Businesses Benefit from Standards
Ever wonder how the BigGuys do it? How can major retailers like QFC receive truckloads of inventory with only a few quick scans? Standards.
Manufacturers and distributors like Kroger, P&G and Unilever recognize that standardization throughout the supply chain is good for their businesses. It reduces complexity, lowers costs, and ultimately benefits consumers.
These companies developed methods to easily communicate by creating standards on labels, product-data, data-formatting, and data-exchange. Standards like these are so ubiquitous now that it is difficult to think of any examples where billion-dollar, highly transactional industries do not leverage them. They improve accuracy, speed and efficiency.
Standards are not perfect
It's not about everyone getting everything they want, it's about everyone geting the basic needs met. Standards establish a stable baseline, from which everyone can build, starting on a level playing field.
Standards -- save time, save money and reduce risk
- When there is a standard many problems never have to be solved -- use the standard -- you've saved 100s of hours of effort.
- When there is a standard data accuracy is improved reducing time wasted on entry and review.
- When there is a standard costs are reduced -- one doesn't spend time and energy one odd-case one-offs, or handling a special case for one single client or vendor.
- When there is a standard risk is lower -- we can be assured that at least this part is functional and the floor won't disappear from under us.
Current Environment Needs Help
But cannabis, and cannabis in Washington, is currently lacking many (most?) of these standards. And that is costing every licensee, every grower, every laboratory, every retailer, every software integrator time and money -- and not a small amount.
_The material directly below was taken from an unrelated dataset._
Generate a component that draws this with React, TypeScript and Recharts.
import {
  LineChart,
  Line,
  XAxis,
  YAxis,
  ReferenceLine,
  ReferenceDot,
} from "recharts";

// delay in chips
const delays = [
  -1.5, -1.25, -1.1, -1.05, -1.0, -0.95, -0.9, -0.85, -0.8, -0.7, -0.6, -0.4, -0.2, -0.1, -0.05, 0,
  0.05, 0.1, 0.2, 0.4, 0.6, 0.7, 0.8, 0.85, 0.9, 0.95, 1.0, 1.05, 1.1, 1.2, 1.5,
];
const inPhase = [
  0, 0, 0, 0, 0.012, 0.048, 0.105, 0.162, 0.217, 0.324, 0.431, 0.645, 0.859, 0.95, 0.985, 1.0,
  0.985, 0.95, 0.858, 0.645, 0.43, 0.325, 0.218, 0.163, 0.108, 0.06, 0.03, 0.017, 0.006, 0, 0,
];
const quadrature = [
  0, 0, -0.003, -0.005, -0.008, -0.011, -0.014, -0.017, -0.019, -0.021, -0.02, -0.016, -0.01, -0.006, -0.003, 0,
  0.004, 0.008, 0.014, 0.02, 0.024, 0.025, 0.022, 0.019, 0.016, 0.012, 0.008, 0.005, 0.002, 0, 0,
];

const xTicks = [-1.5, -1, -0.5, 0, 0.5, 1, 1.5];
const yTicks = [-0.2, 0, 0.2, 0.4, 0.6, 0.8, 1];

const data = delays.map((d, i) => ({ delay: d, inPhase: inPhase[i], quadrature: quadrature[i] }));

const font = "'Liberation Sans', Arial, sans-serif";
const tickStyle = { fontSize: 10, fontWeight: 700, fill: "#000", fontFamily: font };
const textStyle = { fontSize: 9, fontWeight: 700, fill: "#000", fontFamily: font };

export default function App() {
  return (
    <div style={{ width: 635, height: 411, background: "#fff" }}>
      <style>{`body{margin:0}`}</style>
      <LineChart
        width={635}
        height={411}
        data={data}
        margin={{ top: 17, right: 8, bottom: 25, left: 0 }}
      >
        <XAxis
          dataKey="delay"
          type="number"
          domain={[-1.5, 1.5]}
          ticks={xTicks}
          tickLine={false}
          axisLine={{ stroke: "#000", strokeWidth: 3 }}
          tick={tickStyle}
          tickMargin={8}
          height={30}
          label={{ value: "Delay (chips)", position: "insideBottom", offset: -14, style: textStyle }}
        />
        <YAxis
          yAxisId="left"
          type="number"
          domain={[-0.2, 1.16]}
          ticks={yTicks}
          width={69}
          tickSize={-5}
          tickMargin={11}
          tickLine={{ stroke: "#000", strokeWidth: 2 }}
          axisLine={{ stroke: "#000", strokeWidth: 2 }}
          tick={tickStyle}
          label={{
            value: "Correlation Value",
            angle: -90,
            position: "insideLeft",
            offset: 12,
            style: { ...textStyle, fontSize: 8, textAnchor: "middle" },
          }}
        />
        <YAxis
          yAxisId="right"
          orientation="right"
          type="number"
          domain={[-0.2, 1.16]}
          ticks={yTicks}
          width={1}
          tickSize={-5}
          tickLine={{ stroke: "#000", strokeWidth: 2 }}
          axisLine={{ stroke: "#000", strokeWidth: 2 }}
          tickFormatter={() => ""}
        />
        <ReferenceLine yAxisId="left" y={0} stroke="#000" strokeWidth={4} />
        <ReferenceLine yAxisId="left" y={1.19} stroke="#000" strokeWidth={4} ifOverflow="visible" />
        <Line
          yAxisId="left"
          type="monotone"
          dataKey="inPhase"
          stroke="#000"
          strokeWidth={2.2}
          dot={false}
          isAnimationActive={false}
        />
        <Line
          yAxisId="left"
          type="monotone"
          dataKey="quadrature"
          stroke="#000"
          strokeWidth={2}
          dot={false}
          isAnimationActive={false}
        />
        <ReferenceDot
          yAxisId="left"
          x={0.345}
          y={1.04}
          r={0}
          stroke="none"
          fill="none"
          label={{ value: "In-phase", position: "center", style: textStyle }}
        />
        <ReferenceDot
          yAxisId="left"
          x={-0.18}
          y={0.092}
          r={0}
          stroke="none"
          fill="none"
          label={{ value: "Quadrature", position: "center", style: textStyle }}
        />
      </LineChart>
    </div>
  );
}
It's not just a low quality option for the central authority, it's that we don't have any industry-defined work-arounds. When it stops, it's dead in the water -- and, w/o options -- w/o the pre-existence of standards -- the problems are compounded.
At a minimum we could define a set of standards to trade at least b2b sales. So the next time MJF/LD goes to crap, we can at least get lot identifiers sent across from grower to retailer -- so that good, valid product can make it through. And the nice tidy electronic records could be there -- to reconcile with the MJF/LD/LCB system once it's repaired.
We had outages this last time that held up some deals for like a week! But if the data could be traded, then it can be reconciled later in MJF/LD -- and the deals can continue. We need, NEED a system that can accommodate -- even in some tiny way -- a method to conduct commerce in the likely event of MJF/LD issues.
Lets Work Together
About 15 months ago we wrote about this, asking, pleading, begging licensees and technologists -- let's come together here. I feel like it couldn't get legs cause we were all so busy putting out MJF/LD fires. Then it was back to business a usual -- until the next fire -- and we couldn't make steps. Then we had yet another fire starting July 15th -- and unfortunately didn't have anything in place to facilitate b2b sales.
We don't need the LCB's blessing to work together -- and I believe that -- together -- with a little cooperation, a dash of technology -- we can solve these business problems. And if all goes well, we could even show the LCB that they don't need to be so heavy handed.